Other hobbies he might try: Are there any he hasn't tried? Geller also designs jewelry for the QVC home-shopping network. He's a blogger (uri-geller.blogspot.com), he studied art under Salvador Dali, and he released a 1970 self-titled album with New Age non-classics like "Velvet Space" and "I Cannot Answer You."

Tony Danza

Website: sin-drome.com

Primarily known as: An actor who played characters named Tony on Taxi and Who's The Boss, and who now hosts his own daytime talkfest, The Tony Danza Show

Internet sideline: Pop music

Based on the evidence, should he change careers? He's actually got a pretty smooth crooning voice, and might appeal to the crowd that mobs record stores whenever Neil Diamond puts out a new album. But it's not really fair to ask a thespian of his stature to walk away from his true calling.

Other hobbies he might try: One thing's for sure: He should stay away from sports. Though he had a respectable bid at pro-boxing success before becoming an actor, Danza broke his back skiing in 1993, escaped serious injury in a go-kart accident this May, and recently got smacked down by Kangaroo Jack star Jerry O'Connell in a charity sumo match.

David Lynch

Website: davidlynch.com/dailyreport/

Primarily known as: Quirky writer-director of Eraserhead, Twin Peaks, Blue Velvet, Mulholland Dr., and much more

Internet sideline: Giving weather reports

Based on the evidence, should he change careers? Certainly not; Lynch's long and illustrious film career has proved that his film and television projects are interesting at absolute worst, and phenomenal at best, whereas local weathermen are a dime a dozen. Still, his daily video updates on L.A.'s current weather hold a certain bizarre charm.

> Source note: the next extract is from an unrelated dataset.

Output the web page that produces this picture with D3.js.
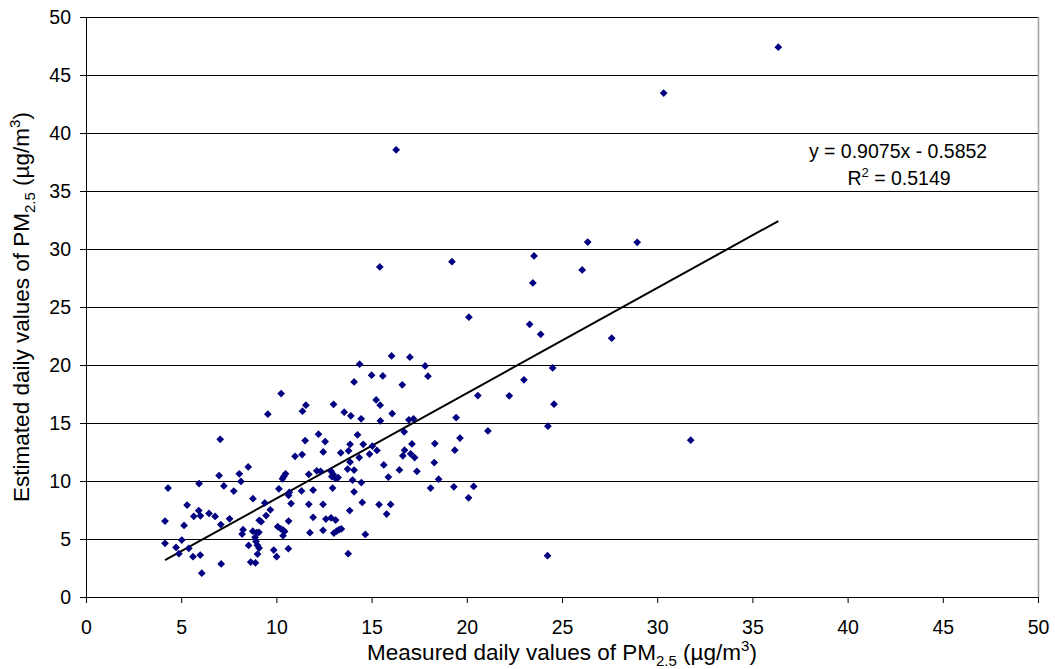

Other hobbies he might try: Anything and everything. A David Lynch who's interested in reporting the weather could also anchor the TV news, provide NFL-game color commentary, take over for Dick Clark by hosting ABC's yearly Rockin' New Year's Eve shows, narrate shows at Sea World… Give the man a microphone and a camera, and let him do what he wants. It's worked so far.